Margaux Bonhomme : Non pas du tout, au contraire : au départ je n’étais pas du tout partie pour réaliser un film aussi intime.
L'idée de faire un film est très ancienne, et très vite, j’ai cherché ce que je pouvais dire en abordant par curiosité des idées, des thèmes qui ne m’étaient pas forcément proches. Mais je voyais bien que ça ne marchait pas, il manquait un je ne sais quoi d’émotion, de vécu en fait.
Du coup, je me suis dit que j’allais aborder ce que je connaissais, j’ai puisé dans mon expérience personnelle une émotion très forte que j’ai ressenti et dont il était important de parler.

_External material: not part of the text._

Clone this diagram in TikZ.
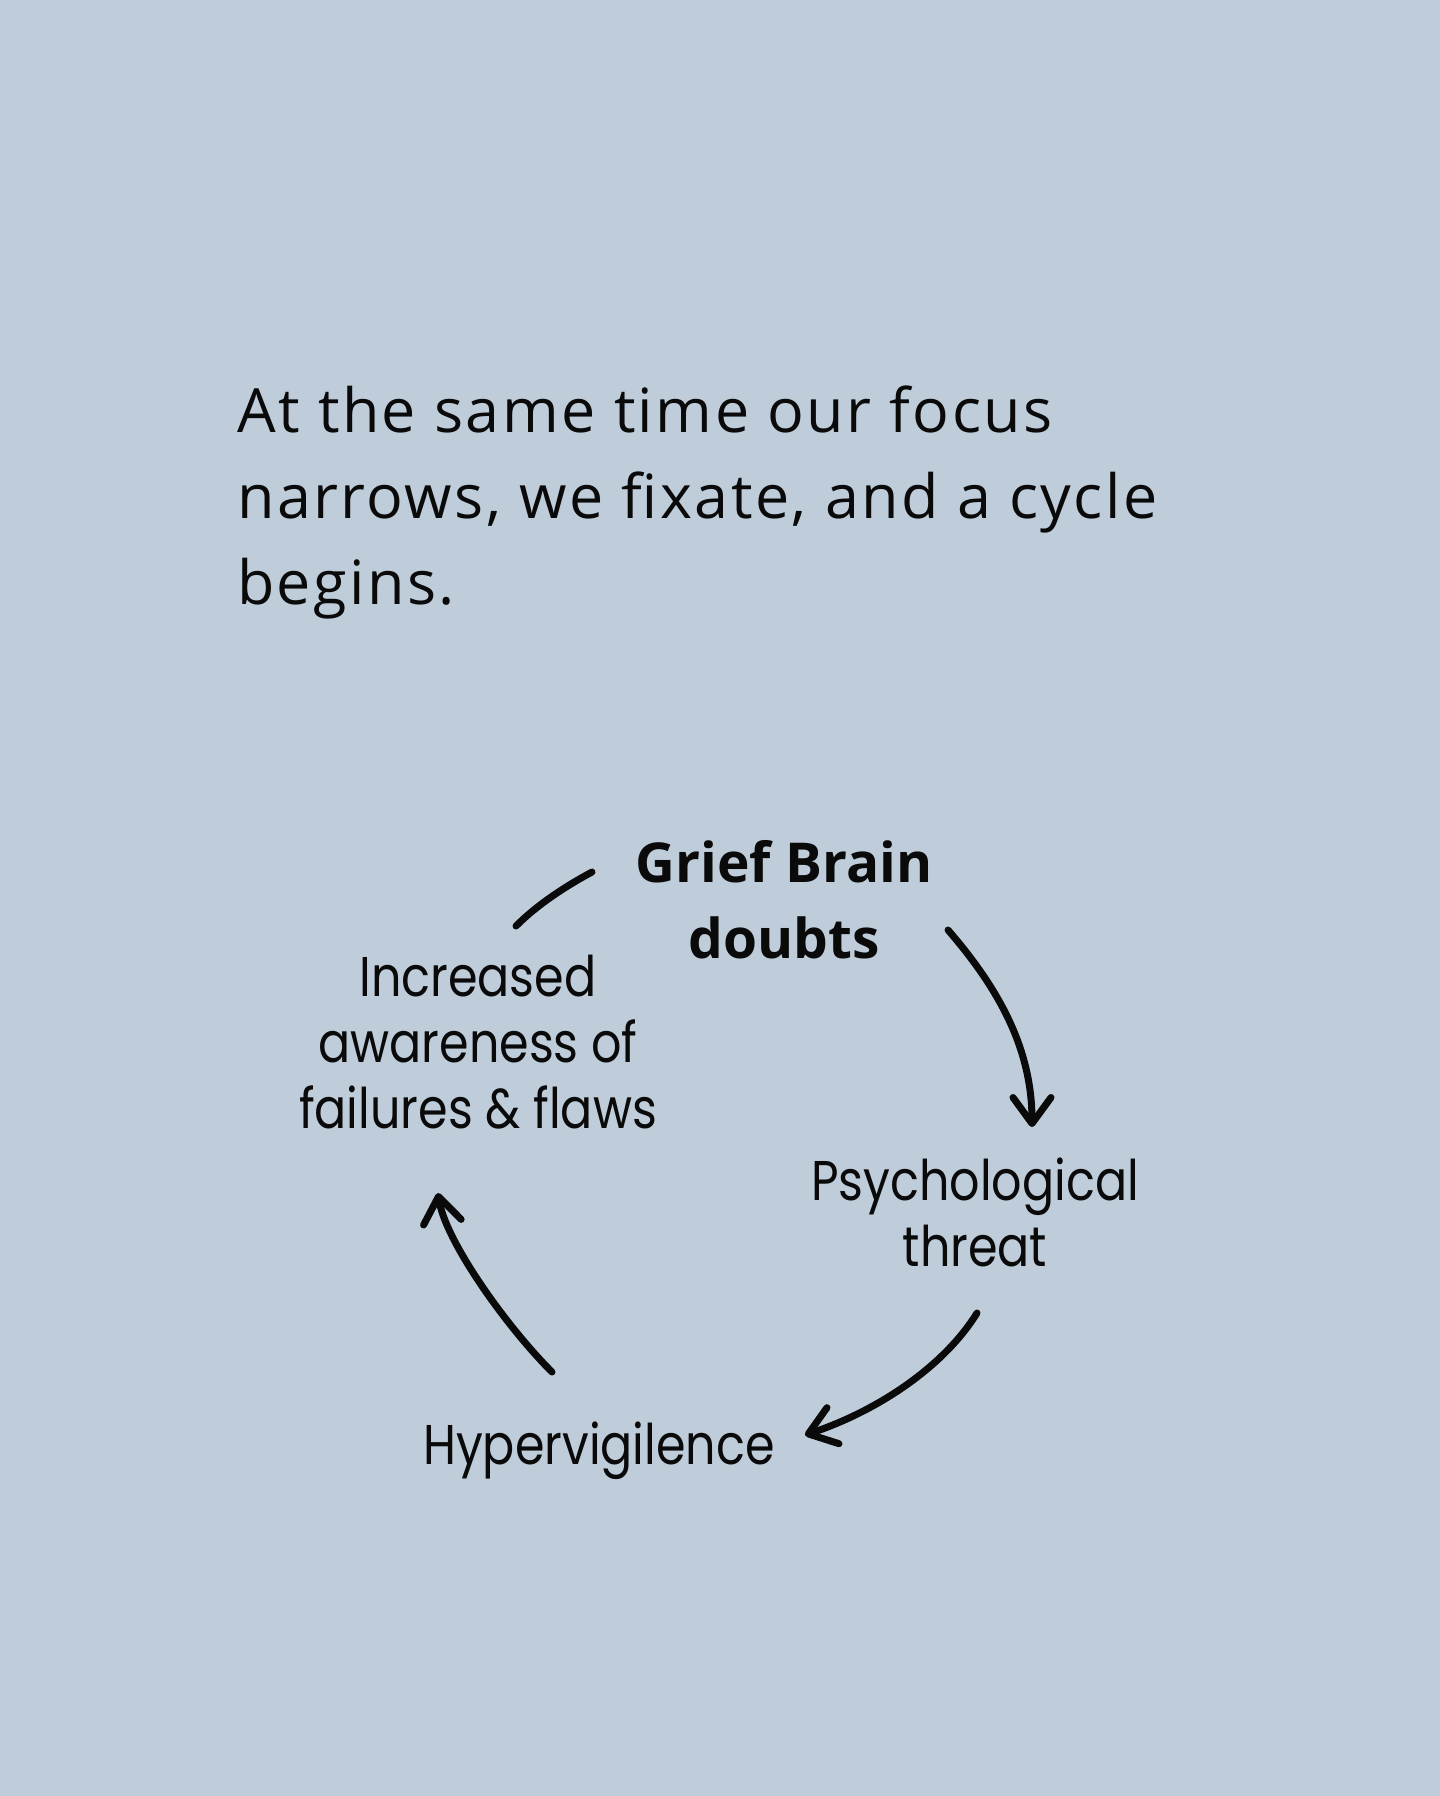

Et rapidement je me suis dit que cette période que j'ai vécu quand j'avais 16/17 ans, pouvait donner lieu à un scénario de film.
Baz'art : Mais à quel point l’histoire d’Elisa (jouée par Diane Rouxel) et la vôtre se rejoignent ?
Margaux Bonhomme : Disons que j’avais le même âge qu’Elisa, le personnage principal, lorsqu’il a été question de placer ma sœur, handicapée physique et mentale, dans un centre et, comme Elisa, cela a correspondu au moment où je devais quitter la maison pour partir faire des études .
C'est un moment charnière que j'ai ressenti comme étant extrêmement douloureux comme cela peut être pour Elisa, donc le point de départ est quand même bien proche (sourires).
Après, notamment grâce à ma co scénariste Fanny Burdino qui est arrivé dans le projet un peu après le début de l’écriture, on a cherché à créer une dramaturgie et donc à s’éloigner plus ou moins de mon vécu personnel, afin d’y mettre une distance forcément salutaire.
Baz'art : Ce qui frappe dans votre film c’est ce regard sans aucun jugement sur le handicap de Manon : on a l’impression que pour Elisa, vivre avec sa sœur handicapée correspond à la norme, non ?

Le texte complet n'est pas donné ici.